::: Dataset content :::

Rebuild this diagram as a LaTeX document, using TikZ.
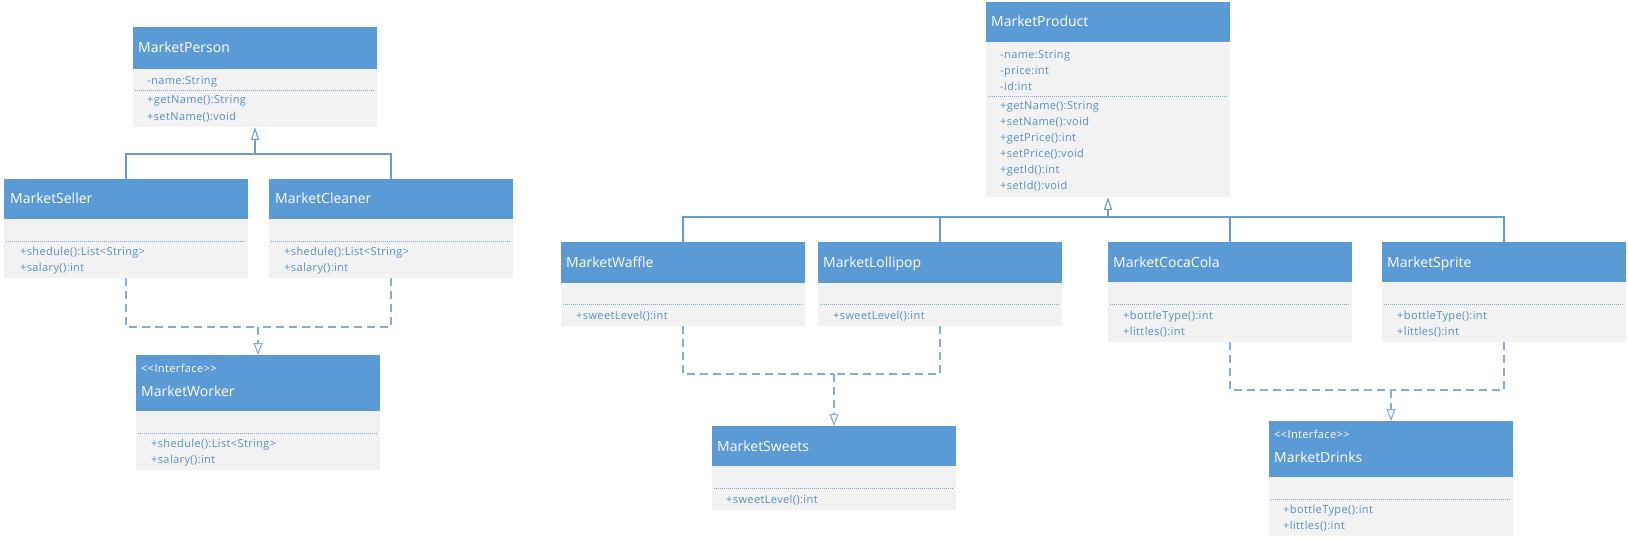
\documentclass[tikz,border=0pt]{standalone}
\usepackage{fontspec}
\setmainfont{Open Sans}
\newfontfamily\memfont[LetterSpace=3.5]{Open Sans}
\usetikzlibrary{arrows.meta}
\definecolor{hdrblue}{HTML}{5B9BD5}
\definecolor{bodygray}{HTML}{F2F2F2}
\definecolor{txtblue}{HTML}{5A8CC6}
\definecolor{lineblue}{HTML}{6A9ACB}
\definecolor{dashblue}{HTML}{86ABD5}
\definecolor{dotblue}{HTML}{7FA6D3}
\tikzset{
  hdr/.style={fill=hdrblue, draw=none, inner sep=0pt, outer sep=0pt, minimum width=244},
  bodyb/.style={fill=bodygray, draw=none, inner sep=0pt, outer sep=0pt, minimum width=244},
  ttl/.style={anchor=base west, inner sep=0pt, text=white, font=\fontsize{14}{16}\selectfont},
  stereo/.style={anchor=base west, inner sep=0pt, text=white, font=\memfont\fontsize{11}{13}\selectfont},
  mem/.style={anchor=base west, inner sep=0pt, text=txtblue, font=\memfont\fontsize{11}{13}\selectfont},
  dotline/.style={draw=dotblue, line width=0.7pt, dash pattern=on 1pt off 1pt},
  genline/.style={draw=lineblue, line width=1.2pt},
  genarrow/.style={genline, -{Triangle[open, length=13pt, width=8pt, line width=1.1pt]}},
  realline/.style={draw=dashblue, line width=1.4pt, dash pattern=on 8pt off 5pt},
  realarrow/.style={realline, -{Triangle[open, length=12pt, width=9pt, line width=1.1pt]}}
}
\newcommand\umlbox[5]{%
  \node[hdr, anchor=north west, minimum height={#4-#3}] (#1h) at (#2,#3) {};
  \node[bodyb, anchor=north west, minimum height={#5-#4}] (#1b) at (#1h.south west) {};
}
\begin{document}
\begin{tikzpicture}[x=1pt,y=-1pt]
\useasboundingbox (0,0) rectangle (1628,540);

% ---------------- left group ----------------
\umlbox{person}{133}{27}{69}{127}
\node[ttl] (personT) at (138,53) {MarketPerson};
\node[mem] (personA1) at (147,85) {-name:String};
\draw[dotline] (135,90) -- (375,90);
\node[mem] (personM1) at (147,104) {+getName():String};
\node[mem] (personM2) at (147,121) {+setName():void};

\umlbox{seller}{4}{179}{219}{278}
\node[ttl] (sellerT) at (10,204) {MarketSeller};
\draw[dotline] (6,241) -- (246,241);
\node[mem] (sellerM1) at (20,255) {+shedule():List{<}String{>}};
\node[mem] (sellerM2) at (20,271) {+salary():int};

\umlbox{cleaner}{269}{179}{219}{278}
\node[ttl] (cleanerT) at (275,204) {MarketCleaner};
\draw[dotline] (271,241) -- (511,241);
\node[mem] (cleanerM1) at (284,255) {+shedule():List{<}String{>}};
\node[mem] (cleanerM2) at (284,271) {+salary():int};

\umlbox{worker}{136}{355}{411}{470}
\node[stereo] (workerS) at (141,372) {{<}{<}Interface{>}{>}};
\node[ttl] (workerT) at (141,396) {MarketWorker};
\draw[dotline] (138,433) -- (378,433);
\node[mem] (workerM1) at (151,447) {+shedule():List{<}String{>}};
\node[mem] (workerM2) at (151,463) {+salary():int};

\coordinate (pj) at (255,154);
\draw[genline] (sellerh.north) |- (pj);
\draw[genline] (cleanerh.north) |- (pj);
\draw[genarrow] (pj) -- (personb.south);

\coordinate (wj) at (258,327);
\draw[realline] (sellerb.south) |- (wj);
\draw[realline] (cleanerb.south) |- (wj);
\draw[realarrow] (wj) -- (workerh.north);

% ---------------- product group ----------------
\umlbox{product}{986}{2}{42}{197}
\node[ttl] (productT) at (991,27) {MarketProduct};
\node[mem] (productA1) at (1000,59) {-name:String};
\node[mem] (productA2) at (1000,75) {-price:int};
\node[mem] (productA3) at (1000,91) {-id:int};
\draw[dotline] (988,96) -- (1228,96);
\node[mem] (productM1) at (1000,110) {+getName():String};
\node[mem] (productM2) at (1000,126) {+setName():void};
\node[mem] (productM3) at (1000,142) {+getPrice():int};
\node[mem] (productM4) at (1000,158) {+setPrice():void};
\node[mem] (productM5) at (1000,174) {+getId():int};
\node[mem] (productM6) at (1000,190) {+setId():void};

\umlbox{waffle}{561}{242}{283}{326}
\node[ttl] (waffleT) at (566,267) {MarketWaffle};
\draw[dotline] (563,304) -- (803,304);
\node[mem] (waffleM1) at (576,319) {+sweetLevel():int};

\umlbox{lolli}{818}{242}{283}{326}
\node[ttl] (lolliT) at (823,267) {MarketLollipop};
\draw[dotline] (820,304) -- (1060,304);
\node[mem] (lolliM1) at (833,319) {+sweetLevel():int};

\umlbox{coca}{1108}{242}{282}{342}
\node[ttl] (cocaT) at (1113,267) {MarketCocaCola};
\draw[dotline] (1110,304) -- (1350,304);
\node[mem] (cocaM1) at (1123,319) {+bottleType():int};
\node[mem] (cocaM2) at (1123,335) {+littles():int};

\umlbox{sprite}{1382}{242}{282}{342}
\node[ttl] (spriteT) at (1387,267) {MarketSprite};
\draw[dotline] (1384,304) -- (1624,304);
\node[mem] (spriteM1) at (1397,319) {+bottleType():int};
\node[mem] (spriteM2) at (1397,335) {+littles():int};

\umlbox{sweets}{712}{426}{466}{510}
\node[ttl] (sweetsT) at (717,451) {MarketSweets};
\draw[dotline] (714,488) -- (954,488);
\node[mem] (sweetsM1) at (726,503) {+sweetLevel():int};

\umlbox{drinks}{1269}{421}{477}{536}
\node[stereo] (drinksS) at (1274,438) {{<}{<}Interface{>}{>}};
\node[ttl] (drinksT) at (1274,462) {MarketDrinks};
\draw[dotline] (1271,499) -- (1511,499);
\node[mem] (drinksM1) at (1283,513) {+bottleType():int};
\node[mem] (drinksM2) at (1283,529) {+littles():int};

\coordinate (qj) at (1108,217);
\draw[genline] (waffleh.north) |- (qj);
\draw[genline] (lollih.north) |- (qj);
\draw[genline] (cocah.north) |- (qj);
\draw[genline] (spriteh.north) |- (qj);
\draw[genarrow] (qj) -- (productb.south);

\coordinate (sj) at (834,374);
\draw[realline] (waffleb.south) |- (sj);
\draw[realline] (lollib.south) |- (sj);
\draw[realarrow] (sj) -- (sweetsh.north);

\coordinate (dj) at (1391,390);
\draw[realline] (cocab.south) |- (dj);
\draw[realline] (spriteb.south) |- (dj);
\draw[realarrow] (dj) -- (drinksh.north);
\end{tikzpicture}
\end{document}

:::

* The exercise:
Please write out all the data again word for word, but not the pictures.

* Response:
Rebuild this diagram as a LaTeX document, using TikZ.
\documentclass[tikz,border=0pt]{standalone}
\usepackage{fontspec}
\setmainfont{Open Sans}
\newfontfamily\memfont[LetterSpace=3.5]{Open Sans}
\usetikzlibrary{arrows.meta}
\definecolor{hdrblue}{HTML}{5B9BD5}
\definecolor{bodygray}{HTML}{F2F2F2}
\definecolor{txtblue}{HTML}{5A8CC6}
\definecolor{lineblue}{HTML}{6A9ACB}
\definecolor{dashblue}{HTML}{86ABD5}
\definecolor{dotblue}{HTML}{7FA6D3}
\tikzset{
  hdr/.style={fill=hdrblue, draw=none, inner sep=0pt, outer sep=0pt, minimum width=244},
  bodyb/.style={fill=bodygray, draw=none, inner sep=0pt, outer sep=0pt, minimum width=244},
  ttl/.style={anchor=base west, inner sep=0pt, text=white, font=\fontsize{14}{16}\selectfont},
  stereo/.style={anchor=base west, inner sep=0pt, text=white, font=\memfont\fontsize{11}{13}\selectfont},
  mem/.style={anchor=base west, inner sep=0pt, text=txtblue, font=\memfont\fontsize{11}{13}\selectfont},
  dotline/.style={draw=dotblue, line width=0.7pt, dash pattern=on 1pt off 1pt},
  genline/.style={draw=lineblue, line width=1.2pt},
  genarrow/.style={genline, -{Triangle[open, length=13pt, width=8pt, line width=1.1pt]}},
  realline/.style={draw=dashblue, line width=1.4pt, dash pattern=on 8pt off 5pt},
  realarrow/.style={realline, -{Triangle[open, length=12pt, width=9pt, line width=1.1pt]}}
}
\newcommand\umlbox[5]{%
  \node[hdr, anchor=north west, minimum height={#4-#3}] (#1h) at (#2,#3) {};
  \node[bodyb, anchor=north west, minimum height={#5-#4}] (#1b) at (#1h.south west) {};
}
\begin{document}
\begin{tikzpicture}[x=1pt,y=-1pt]
\useasboundingbox (0,0) rectangle (1628,540);

% ---------------- left group ----------------
\umlbox{person}{133}{27}{69}{127}
\node[ttl] (personT) at (138,53) {MarketPerson};
\node[mem] (personA1) at (147,85) {-name:String};
\draw[dotline] (135,90) -- (375,90);
\node[mem] (personM1) at (147,104) {+getName():String};
\node[mem] (personM2) at (147,121) {+setName():void};

\umlbox{seller}{4}{179}{219}{278}
\node[ttl] (sellerT) at (10,204) {MarketSeller};
\draw[dotline] (6,241) -- (246,241);
\node[mem] (sellerM1) at (20,255) {+shedule():List{<}String{>}};
\node[mem] (sellerM2) at (20,271) {+salary():int};

\umlbox{cleaner}{269}{179}{219}{278}
\node[ttl] (cleanerT) at (275,204) {MarketCleaner};
\draw[dotline] (271,241) -- (511,241);
\node[mem] (cleanerM1) at (284,255) {+shedule():List{<}String{>}};
\node[mem] (cleanerM2) at (284,271) {+salary():int};

\umlbox{worker}{136}{355}{411}{470}
\node[stereo] (workerS) at (141,372) {{<}{<}Interface{>}{>}};
\node[ttl] (workerT) at (141,396) {MarketWorker};
\draw[dotline] (138,433) -- (378,433);
\node[mem] (workerM1) at (151,447) {+shedule():List{<}String{>}};
\node[mem] (workerM2) at (151,463) {+salary():int};

\coordinate (pj) at (255,154);
\draw[genline] (sellerh.north) |- (pj);
\draw[genline] (cleanerh.north) |- (pj);
\draw[genarrow] (pj) -- (personb.south);

\coordinate (wj) at (258,327);
\draw[realline] (sellerb.south) |- (wj);
\draw[realline] (cleanerb.south) |- (wj);
\draw[realarrow] (wj) -- (workerh.north);

% ---------------- product group ----------------
\umlbox{product}{986}{2}{42}{197}
\node[ttl] (productT) at (991,27) {MarketProduct};
\node[mem] (productA1) at (1000,59) {-name:String};
\node[mem] (productA2) at (1000,75) {-price:int};
\node[mem] (productA3) at (1000,91) {-id:int};
\draw[dotline] (988,96) -- (1228,96);
\node[mem] (productM1) at (1000,110) {+getName():String};
\node[mem] (productM2) at (1000,126) {+setName():void};
\node[mem] (productM3) at (1000,142) {+getPrice():int};
\node[mem] (productM4) at (1000,158) {+setPrice():void};
\node[mem] (productM5) at (1000,174) {+getId():int};
\node[mem] (productM6) at (1000,190) {+setId():void};

\umlbox{waffle}{561}{242}{283}{326}
\node[ttl] (waffleT) at (566,267) {MarketWaffle};
\draw[dotline] (563,304) -- (803,304);
\node[mem] (waffleM1) at (576,319) {+sweetLevel():int};

\umlbox{lolli}{818}{242}{283}{326}
\node[ttl] (lolliT) at (823,267) {MarketLollipop};
\draw[dotline] (820,304) -- (1060,304);
\node[mem] (lolliM1) at (833,319) {+sweetLevel():int};

\umlbox{coca}{1108}{242}{282}{342}
\node[ttl] (cocaT) at (1113,267) {MarketCocaCola};
\draw[dotline] (1110,304) -- (1350,304);
\node[mem] (cocaM1) at (1123,319) {+bottleType():int};
\node[mem] (cocaM2) at (1123,335) {+littles():int};

\umlbox{sprite}{1382}{242}{282}{342}
\node[ttl] (spriteT) at (1387,267) {MarketSprite};
\draw[dotline] (1384,304) -- (1624,304);
\node[mem] (spriteM1) at (1397,319) {+bottleType():int};
\node[mem] (spriteM2) at (1397,335) {+littles():int};

\umlbox{sweets}{712}{426}{466}{510}
\node[ttl] (sweetsT) at (717,451) {MarketSweets};
\draw[dotline] (714,488) -- (954,488);
\node[mem] (sweetsM1) at (726,503) {+sweetLevel():int};

\umlbox{drinks}{1269}{421}{477}{536}
\node[stereo] (drinksS) at (1274,438) {{<}{<}Interface{>}{>}};
\node[ttl] (drinksT) at (1274,462) {MarketDrinks};
\draw[dotline] (1271,499) -- (1511,499);
\node[mem] (drinksM1) at (1283,513) {+bottleType():int};
\node[mem] (drinksM2) at (1283,529) {+littles():int};

\coordinate (qj) at (1108,217);
\draw[genline] (waffleh.north) |- (qj);
\draw[genline] (lollih.north) |- (qj);
\draw[genline] (cocah.north) |- (qj);
\draw[genline] (spriteh.north) |- (qj);
\draw[genarrow] (qj) -- (productb.south);

\coordinate (sj) at (834,374);
\draw[realline] (waffleb.south) |- (sj);
\draw[realline] (lollib.south) |- (sj);
\draw[realarrow] (sj) -- (sweetsh.north);

\coordinate (dj) at (1391,390);
\draw[realline] (cocab.south) |- (dj);
\draw[realline] (spriteb.south) |- (dj);
\draw[realarrow] (dj) -- (drinksh.north);
\end{tikzpicture}
\end{document}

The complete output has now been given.